Ben Cherington’s Vision With Red Sox Represents a Breath of Fresh Air for Annoying Baseball Debate

Ben CheringtonIt’s the final mailbag of the regular season. Let that sink in for a minute.

It seems like just yesterday we were discussing whether Jackie Bradley Jr. should crack Boston’s Opening Day roster and if Joel Hanrahan or Andrew Bailey was the right guy for the Red Sox’ ninth-inning duties. Oh, how things have changed.

Fortunately for Red Sox fans, October will bring more baseball. The Red Sox have locked up the American League East, and their focus is now on securing home-field advantage throughout the postseason. Oakland is currently nipping at Boston’s heels in the AL standings, but the Red Sox control their own destiny over the final week of the regular season.

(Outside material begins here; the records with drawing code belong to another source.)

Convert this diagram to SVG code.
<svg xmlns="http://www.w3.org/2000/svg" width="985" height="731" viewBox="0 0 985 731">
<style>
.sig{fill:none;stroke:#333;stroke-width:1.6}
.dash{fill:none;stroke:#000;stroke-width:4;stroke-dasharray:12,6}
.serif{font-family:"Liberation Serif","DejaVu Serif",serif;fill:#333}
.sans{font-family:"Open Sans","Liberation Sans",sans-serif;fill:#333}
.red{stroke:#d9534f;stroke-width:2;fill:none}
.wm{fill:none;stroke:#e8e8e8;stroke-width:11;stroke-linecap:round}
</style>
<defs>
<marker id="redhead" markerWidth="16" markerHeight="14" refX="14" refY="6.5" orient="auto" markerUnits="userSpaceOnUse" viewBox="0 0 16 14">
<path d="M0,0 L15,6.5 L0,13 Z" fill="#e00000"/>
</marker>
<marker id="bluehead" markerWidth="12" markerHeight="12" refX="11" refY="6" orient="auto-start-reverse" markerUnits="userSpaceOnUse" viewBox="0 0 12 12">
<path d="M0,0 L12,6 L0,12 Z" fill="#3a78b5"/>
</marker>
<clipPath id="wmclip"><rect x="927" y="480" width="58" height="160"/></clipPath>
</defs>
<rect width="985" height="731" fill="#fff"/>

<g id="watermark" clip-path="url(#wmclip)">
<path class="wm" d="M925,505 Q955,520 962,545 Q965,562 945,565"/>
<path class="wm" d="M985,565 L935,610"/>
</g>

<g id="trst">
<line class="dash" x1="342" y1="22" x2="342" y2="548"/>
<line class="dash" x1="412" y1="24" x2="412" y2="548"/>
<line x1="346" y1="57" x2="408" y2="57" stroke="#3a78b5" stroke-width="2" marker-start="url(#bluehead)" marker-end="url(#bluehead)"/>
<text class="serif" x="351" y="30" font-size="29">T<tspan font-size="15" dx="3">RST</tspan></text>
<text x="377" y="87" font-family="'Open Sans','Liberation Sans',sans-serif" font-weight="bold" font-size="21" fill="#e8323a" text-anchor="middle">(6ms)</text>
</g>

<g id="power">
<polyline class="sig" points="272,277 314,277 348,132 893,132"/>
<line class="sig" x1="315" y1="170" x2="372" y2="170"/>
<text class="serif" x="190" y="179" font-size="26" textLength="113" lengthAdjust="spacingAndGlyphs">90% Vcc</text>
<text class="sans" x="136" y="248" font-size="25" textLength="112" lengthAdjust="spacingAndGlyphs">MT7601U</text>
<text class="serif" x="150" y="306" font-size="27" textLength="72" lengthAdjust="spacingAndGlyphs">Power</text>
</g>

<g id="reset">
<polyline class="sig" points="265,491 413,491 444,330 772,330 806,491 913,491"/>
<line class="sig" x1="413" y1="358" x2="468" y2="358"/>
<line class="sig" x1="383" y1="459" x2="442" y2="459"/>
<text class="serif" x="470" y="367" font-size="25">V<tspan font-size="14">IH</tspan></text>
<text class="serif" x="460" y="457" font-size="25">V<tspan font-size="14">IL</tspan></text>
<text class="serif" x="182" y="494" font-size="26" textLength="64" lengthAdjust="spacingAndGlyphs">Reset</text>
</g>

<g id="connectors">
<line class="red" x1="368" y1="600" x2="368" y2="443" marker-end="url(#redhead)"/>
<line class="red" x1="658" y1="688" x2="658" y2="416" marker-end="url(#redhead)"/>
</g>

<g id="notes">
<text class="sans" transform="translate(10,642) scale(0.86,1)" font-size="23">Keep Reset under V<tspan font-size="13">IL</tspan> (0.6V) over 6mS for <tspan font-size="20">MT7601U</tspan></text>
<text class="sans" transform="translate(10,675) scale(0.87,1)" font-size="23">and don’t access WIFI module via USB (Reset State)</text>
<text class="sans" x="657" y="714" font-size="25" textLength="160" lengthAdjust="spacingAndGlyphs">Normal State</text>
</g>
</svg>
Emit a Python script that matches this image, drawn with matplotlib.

The Red Sox have been baseball’s most consistent team in 2013. They look poised to make a deep playoff run, which is amazing considering where the club stood in 2012.

The Red Sox’ remarkable turnaround is at the heart of this week’s mailbag. Read on to see what else was signed, sealed and delivered.

Does Koji Uehara deserve the Red Sox 10th Player Award?
–Andy, Stoughton, Mass.

Yes, he does.

I’ve given this some thought lately — mainly because my father calls me to debate it every two or three days — and Koji Uehara seems like a slam dunk, despite there being a case for at least three other players.

For me, it came down to Uehara, Daniel Nava, John Lackey and Mike Carp.

Nava, in my opinion, is Uehara’s biggest competition in terms of the 10th Player Award. Nava has certainly “gone above and beyond expectations,” and he is still performing at a high level with the playoffs approaching. Entering Tuesday’s game in Colorado, Nava’s .381 on-base percentage is second only to Mike Trout’s .432 among American League outfielders. Nava ranks fourth in average (.297) and third in OPS (.819) among AL outfielders. No one saw that coming, and when you factor in Nava’s versatility, voting for him would have been totally understandable.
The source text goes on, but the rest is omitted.